Okay, obviously this is the Ramayana. Just as the first film was the Mahabharata. Ram and Sita are a perfect pair, with Sita just as if not more holy than Ram. They are banished, but happy in their banishment. Sita is captured, and defeats her captor through her very purity before she can even be “rescued”. Of course, all the details are changed, some in interesting ways, making our exiled Ram serve the common people in practical ways like building water wheels instead of living in the forest and protecting rishis. And of course having Sita wait for her son to save her, instead of her husband.

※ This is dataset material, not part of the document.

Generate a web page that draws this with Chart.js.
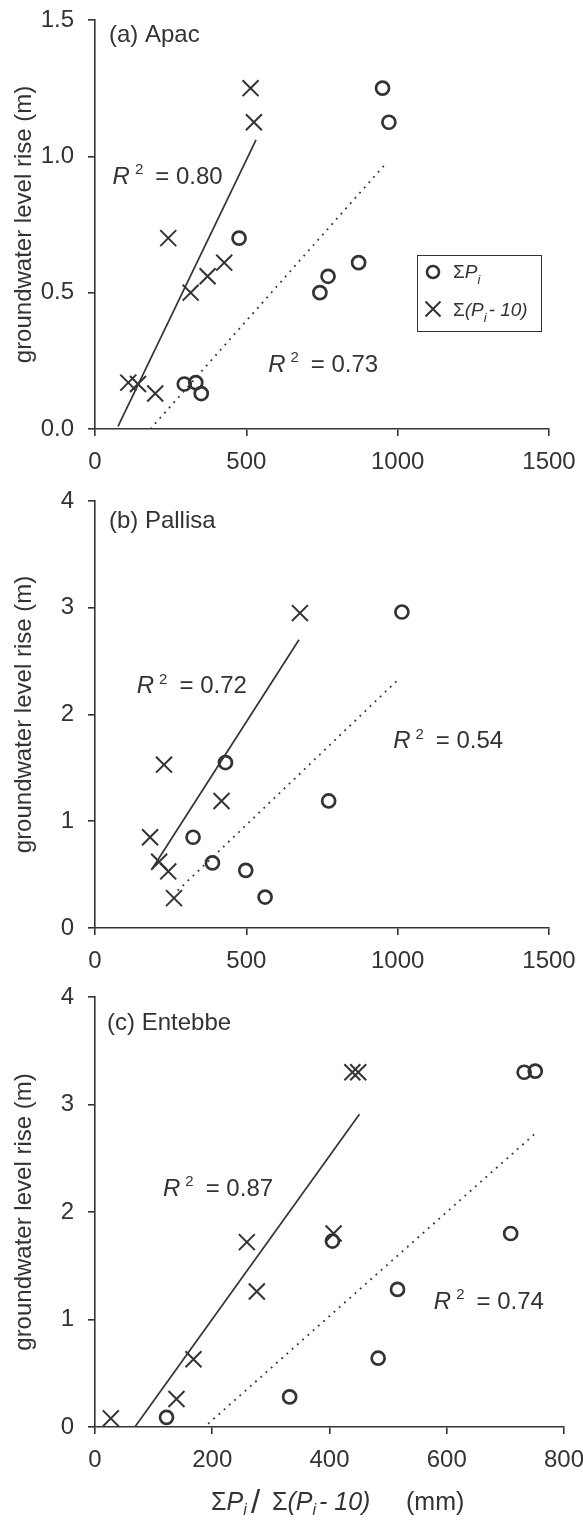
<!DOCTYPE html>
<html><head><meta charset="utf-8">
<script src="https://cdn.jsdelivr.net/npm/chart.js@4/dist/chart.umd.min.js"></script>
<style>
html,body{margin:0;padding:0;background:#fff;}
#wrap{position:relative;width:583px;height:1521px;overflow:hidden;}
canvas{position:absolute;left:0;}
</style></head><body>
<div id="wrap">
<canvas id="ca" width="583" height="480" style="top:0px"></canvas>
<canvas id="cb" width="583" height="500" style="top:480px"></canvas>
<canvas id="cc" width="583" height="541" style="top:980px"></canvas>
</div>
<script>
// ---------- data ----------
// (a) Apac
const apacSumPX   = [950, 971, 476, 871, 770, 743, 295, 333, 351];
const apacSumPY   = [1.25, 1.125, 0.70, 0.61, 0.56, 0.50, 0.165, 0.17, 0.13];
const apacSumP10X = [514, 525, 242, 427, 372, 316, 110, 142, 199];
const apacSumP10Y = [1.25, 1.125, 0.70, 0.61, 0.56, 0.50, 0.17, 0.165, 0.13];
const apacFitSolidX = [76, 532];   const apacFitSolidY = [0.01, 1.06];
const apacFitDotX   = [183, 962];  const apacFitDotY   = [0.0, 0.975];
const apacR2 = ["0.80", "0.73"];
// (b) Pallisa
const pallSumPX   = [1014, 772, 431, 324, 388, 498, 562];
const pallSumPY   = [2.96, 1.19, 1.55, 0.85, 0.61, 0.54, 0.29];
const pallSumP10X = [677, 418, 228, 182, 212, 242, 261];
const pallSumP10Y = [2.95, 1.19, 1.53, 0.85, 0.62, 0.53, 0.28];
const pallFitSolidX = [190, 674];  const pallFitSolidY = [0.56, 2.70];
const pallFitDotX   = [273, 999];  const pallFitDotY   = [0.35, 2.32];
const pallR2 = ["0.72", "0.54"];
// (c) Entebbe
const enteSumPX   = [732, 751, 709, 405, 516, 483, 332, 122];
const enteSumPY   = [3.30, 3.31, 1.80, 1.73, 1.28, 0.64, 0.28, 0.09];
const enteSumP10X = [439, 449, 407, 259, 276, 168, 139, 27];
const enteSumP10Y = [3.30, 3.30, 1.80, 1.72, 1.26, 0.63, 0.26, 0.08];
const enteFitSolidX = [68, 451];   const enteFitSolidY = [0.0, 2.91];
const enteFitDotX   = [193, 755];  const enteFitDotY   = [0.03, 2.75];
const enteR2 = ["0.87", "0.74"];
// axis ticks
const xTicksAB = [0, 500, 1000, 1500];
const xTicksC  = [0, 200, 400, 600, 800];
const yTicksA  = [0, 0.5, 1.0, 1.5];
const yTicksBC = [0, 1, 2, 3, 4];
const panelNames = ["(a) Apac", "(b) Pallisa", "(c) Entebbe"];
const yTitle = "groundwater level rise (m)";

// ---------- styling ----------
const INK = '#333333';
const FONT = '"Liberation Sans", Arial, Helvetica, sans-serif';
Chart.defaults.font.family = FONT;
Chart.defaults.color = INK;

function pts(xs, ys){ return xs.map((x,i)=>({x:x, y:ys[i]})); }

function rich(ctx, x, y, segs){
  ctx.save();
  ctx.textBaseline = 'middle'; ctx.textAlign = 'left'; ctx.fillStyle = INK;
  for (const s of segs){
    ctx.font = (s.it ? 'italic ' : '') + s.size + 'px ' + FONT;
    if (s.at !== undefined) x = s.at;
    if (s.gap) x += s.gap;
    ctx.fillText(s.t, x, y + (s.dy || 0));
    x += ctx.measureText(s.t).width;
  }
  ctx.restore();
}
function r2segs(v){
  return [{t:'R', it:true, size:24}, {gap:5, t:'2', size:15, dy:-7}, {gap:12, t:'= ' + v, size:24}];
}

const annot = {
  id: 'annot',
  afterDraw(chart){
    const o = chart.options.plugins.annot; if (!o) return;
    const ctx = chart.ctx, xs = chart.scales.x, ys = chart.scales.y;
    const P = (x,y)=>[xs.getPixelForValue(x), ys.getPixelForValue(y)];
    let p = P(o.name.x, o.name.y);
    rich(ctx, p[0], p[1], [{t:o.name.t, size:24}]);
    for (const r of o.r2){ p = P(r.x, r.y); rich(ctx, p[0], p[1], r2segs(r.v)); }
    if (o.legend){
      const L = o.legend;
      ctx.save();
      ctx.strokeStyle = INK; ctx.lineWidth = 1;
      ctx.strokeRect(L.x + 0.5, L.y + 0.5, L.w, L.h);
      ctx.lineWidth = 2.6;
      ctx.beginPath(); ctx.arc(L.x + 16, L.y + 17, 6, 0, Math.PI*2); ctx.stroke();
      ctx.lineWidth = 2;
      const cx = L.x + 16, cy = L.y + 54, h = 7.5;
      ctx.beginPath(); ctx.moveTo(cx-h, cy-h); ctx.lineTo(cx+h, cy+h);
      ctx.moveTo(cx+h, cy-h); ctx.lineTo(cx-h, cy+h); ctx.stroke();
      ctx.restore();
      rich(ctx, L.x + 36, L.y + 18, [{t:'\u03A3', size:19}, {t:'P', it:true, size:19}, {t:'i', it:true, size:13, dy:7}]);
      rich(ctx, L.x + 36, L.y + 56, [{t:'\u03A3', size:19}, {t:'(P', it:true, size:19}, {t:'i', it:true, size:13, dy:7}, {gap:2, t:'- 10)', it:true, size:19}]);
    }
    if (o.xtitle){
      const y = o.xtitle.y;
      rich(ctx, 0, y, [
        {at:211, t:'\u03A3', size:25}, {t:'P', it:true, size:25}, {t:'i', it:true, size:16, dy:8},
        {at:251, t:'/', size:33, dy:1},
        {at:272, t:'\u03A3', size:25}, {t:'(P', it:true, size:25}, {t:'i', it:true, size:16, dy:8}, {gap:3, t:'- 10)', it:true, size:25},
        {at:406, t:'(mm)', size:25}
      ]);
    }
  }
};

function makeChart(id, c){
  const ds = [
    {label:'sumP', data:pts(c.cx, c.cy), pointStyle:'circle', pointRadius:6.5, pointBorderWidth:2.7,
     pointBorderColor:INK, pointBackgroundColor:'rgba(0,0,0,0)', showLine:false},
    {label:'sumP10', data:pts(c.xx, c.xy), pointStyle:'crossRot', pointRadius:11.3, pointBorderWidth:2,
     pointBorderColor:INK, pointBackgroundColor:INK, showLine:false},
    {label:'fitSolid', data:pts(c.sx, c.sy), showLine:true, borderColor:INK, borderWidth:1.7, pointRadius:0, fill:false},
    {label:'fitDot', data:pts(c.dx, c.dy), showLine:true, borderColor:INK, borderWidth:1.8, borderDash:[1.8,5.2], pointRadius:0, fill:false}
  ];
  return new Chart(document.getElementById(id), {
    type:'scatter',
    data:{datasets:ds},
    plugins:[annot],
    options:{
      responsive:false, animation:false, events:[],
      layout:{padding:{top:c.padTop, right:c.padRight, bottom:0, left:0}},
      plugins:{legend:{display:false}, tooltip:{enabled:false}, annot:c.annot},
      scales:{
        x:{type:'linear', min:c.xt[0], max:c.xt[c.xt.length-1],
           afterBuildTicks:(s)=>{ s.ticks = c.xt.map(v=>({value:v})); },
           afterFit:(s)=>{ s.height = c.xH; s.paddingLeft = 0; s.paddingRight = 0; },
           grid:{drawOnChartArea:false, drawTicks:true, tickLength:7, color:INK, lineWidth:1.6},
           border:{display:true, color:INK, width:1.6},
           ticks:{color:INK, font:{size:24, family:FONT}, padding:12, maxRotation:0, autoSkip:false,
                  callback:(v)=> String(v)}},
        y:{type:'linear', min:c.yt[0], max:c.yt[c.yt.length-1],
           afterBuildTicks:(s)=>{ s.ticks = c.yt.map(v=>({value:v})); },
           afterFit:(s)=>{ s.width = 95; s.paddingTop = 0; s.paddingBottom = 0; },
           grid:{drawOnChartArea:false, drawTicks:true, tickLength:7, color:INK, lineWidth:1.6},
           border:{display:true, color:INK, width:1.6},
           ticks:{color:INK, font:{size:24, family:FONT}, padding:14, autoSkip:false,
                  callback:(v)=> c.yfmt ? Number(v).toFixed(1) : String(v)},
           title:{display:true, text:yTitle, color:INK, font:{size:24, family:FONT}, padding:{top:10, bottom:0}}}
      }
    }
  });
}

makeChart('ca', {cx:apacSumPX, cy:apacSumPY, xx:apacSumP10X, xy:apacSumP10Y,
  sx:apacFitSolidX, sy:apacFitSolidY, dx:apacFitDotX, dy:apacFitDotY,
  xt:xTicksAB, yt:yTicksA, yfmt:true, padTop:20, padRight:34, xH:51,
  annot:{name:{t:panelNames[0], x:46, y:1.445},
         r2:[{v:apacR2[0], x:58, y:0.924}, {v:apacR2[1], x:572, y:0.235}],
         legend:{x:417, y:255, w:124, h:76}}});

makeChart('cb', {cx:pallSumPX, cy:pallSumPY, xx:pallSumP10X, xy:pallSumP10Y,
  sx:pallFitSolidX, sy:pallFitSolidY, dx:pallFitDotX, dy:pallFitDotY,
  xt:xTicksAB, yt:yTicksBC, yfmt:false, padTop:21, padRight:34, xH:52,
  annot:{name:{t:panelNames[1], x:46, y:3.806},
         r2:[{v:pallR2[0], x:138, y:2.26}, {v:pallR2[1], x:985, y:1.745}]}});

makeChart('cc', {cx:enteSumPX, cy:enteSumPY, xx:enteSumP10X, xy:enteSumP10Y,
  sx:enteFitSolidX, sy:enteFitSolidY, dx:enteFitDotX, dy:enteFitDotY,
  xt:xTicksC, yt:yTicksBC, yfmt:false, padTop:17, padRight:19, xH:94,
  annot:{name:{t:panelNames[2], x:20.5, y:3.758},
         r2:[{v:enteR2[0], x:116, y:2.214}, {v:enteR2[1], x:578, y:1.163}],
         xtitle:{y:523}}});
</script>
</body></html>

But the central idea, of a Ram and Sita who are perfectly matched, the feminine balanced with the masculine, with the feminine possibly even more powerful in her own way, that is what the whole film is about. Not just in our central couple, but through out.
(Also, Shiva-Shakti. Probably not a coincidence that Shiva is the guiding God spirit for the film. Dina pointed this out in our podcast, and she is absolutely right.)
Going back to the final shot of the film. It is extremely abrupt, Rana is killed, and Prabhas is immediately crowned. The film is crying out for another scene with Prabhas and Tamannah confirming their love. Or a scene with Prabhas and Anushka enjoying their mother son bond. Or really, any scene at all between any of the characters before the movie is over! Not just from battle straight to coronation.
But the coronation itself is perfect. We see Prabhas’ adoptive mother bless him. And Anushka give him his crown. And Tamannah stand next to his throne. He is king, yes, but only because these 3 women chose him and molded him. He is excellent only because he is the best of all 3 of them, and he is wise enough to keep all 3 close to him and honor their contributions.